Islamic political parties are assuming roles in the new order in Arab countries. Will these parties hurt American interests in the region? Depends on what you consider our interests.
Tunisia, where the political change began in early 2010, seems to be doing quite well so far. Islamists are part of the political process there, but Tunisia just elected as president a secular candidate who seems to enjoy general support.
If by U.S. interests in the Middle East one means access to oil, there is probably no problem. Whoever has oil needs to sell it. Saudi Arabia is as Islamic as it gets, and it is happy to cash our checks.
American presidents have created political Islam and are still its main facilitators. Islam is the rallying cry for opposing outsiders, especially us. Consider these examples:
Iran had a secular parliamentary system until we brought it down in 1953 and replaced it with the Shah. His heavy- handed ways resulted in his overthrow in 1979 by the ayatollahs, who went to Islam to explain how bad we are.
In Lebanon, the Islamist- oriented Hezbollah party, now part of Lebanon's government, came to prominence to oppose the occupation of southern Lebanon by our ally Israel.
In Afghanistan, we gave shoulder- held missiles to a ragtag group to shoot down Soviet helicopters. Exit the Soviets, enter the Taliban.
By letting Israel use "negotiations" as a cover for taking Palestinian land, we brought the PLO-backed Palestine government into disrepute and set the stage for PLO rival Hamas in 2005 Palestine elections. After Hamas won, we isolated it as a pariah because of its opposition to those negotiations. Hamas is not opposing our approaches because of something they found in the Koran. Hamas is reacting to our own wrong-headed policies.

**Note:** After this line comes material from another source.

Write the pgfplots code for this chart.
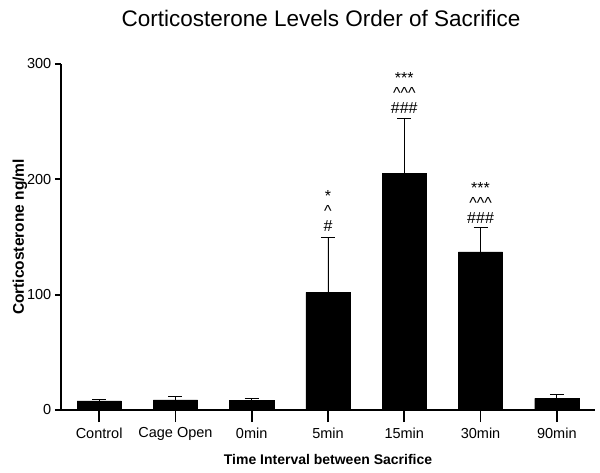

If we are concerned about Islamist parties, one might think we would learn lessons from this history. But witness our current campaign to promote Hamas. In November we cut off funding to the U.N. Economic, Social and Cultural Organization because it admitted Palestine as a member state.

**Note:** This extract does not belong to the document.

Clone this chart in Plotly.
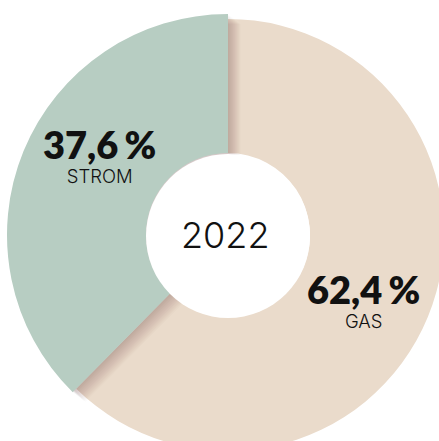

The Obama administration claims that it was forced to do so by 1990s-era congressional legislation against U.S. funding of U.N.-affiliated agencies that admit Palestine. That legislation was aimed at the PLO, which we then considered terrorist.
Now we give aid to the PLO and consider Hamas to be terrorist. The beneficiary, thank you very much, is Hamas. Hamas could not ask for a better publicity agent than President Barack Obama as it fights for hearts and minds.
Then there is our policy on Iran. Following Israel's lead, we view Iran as a threat. This is the Iran, please recall, led by elements who came to power only because we foolishly backed their predecessor.
Our 2003 invasion of Iraq has destabilized that country along sectarian lines and enhanced the stature of Iran, which is aligned with the newly dominant Shia elements in Iraq.
We need a serious conversation about our own policies and about what our interests truly are in the Middle East. Should we promote democracy? Then we need to be consistent.
Should we do whatever Israeli Prime Minister Benjamin Netanyahu asks? Then we need to consider the consequences.
So long as we pursue short-sighted policies in the Middle East, we can expect a negative reaction, and some of that reaction will be clothed in Islamic garb.
Quigley is a professor of law at Ohio State University.